Sixty-eight pro-Iran militants were killed in Israeli air strikes on the Syrian city of Palmyra, the Britain-based Syrian Observatory for Human Rights war monitor said on Thursday.
Those killed in Wednesday’s strikes included 42 fighters from pro-Iran Syrian groups, 26 foreign fighters, most of them from the Iraqi Al-Nujaba movement, and four from Lebanon’s Hezbollah armed group, the monitor said.
The Syrian Observatory for Human Rights said “Israeli strikes targeted two positions of pro-Iran groups in the Homs region,” including “a Hezbollah site in the Qusair area” near the border where “six Iran-backed fighters were killed.”
It did not specify their nationalities.
The Observatory, which is based in the UK and whose sources of funding are unclear, has been accused of exaggerating the effectiveness of Israeli strikes in the past.
A Hezbollah source told AFP that at least one fighter from the group was killed in Israeli strikes in the Qusayr area.
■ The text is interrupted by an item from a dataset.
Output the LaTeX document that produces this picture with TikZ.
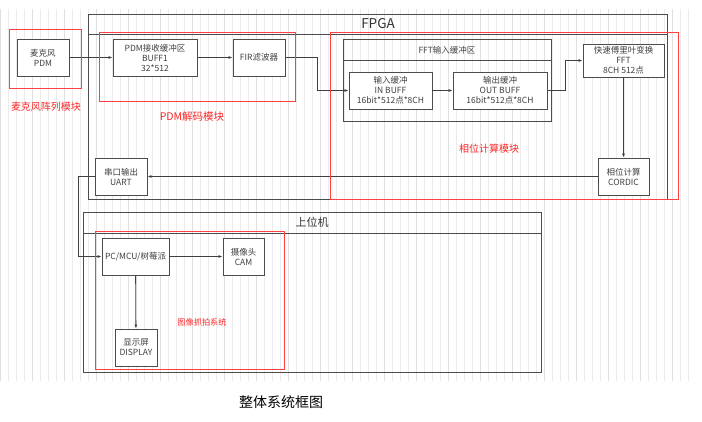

Israel rarely comments on individual strikes in Syria but has repeatedly said it will not allow Iran to expand its presence there.
On Saturday, the Observatory said an Israeli drone strike near the Lebanese border targeted a vehicle carrying “a Hezbollah commander and his companion,” without reporting casualties.
Hezbollah did not announce any deaths among its ranks on Saturday.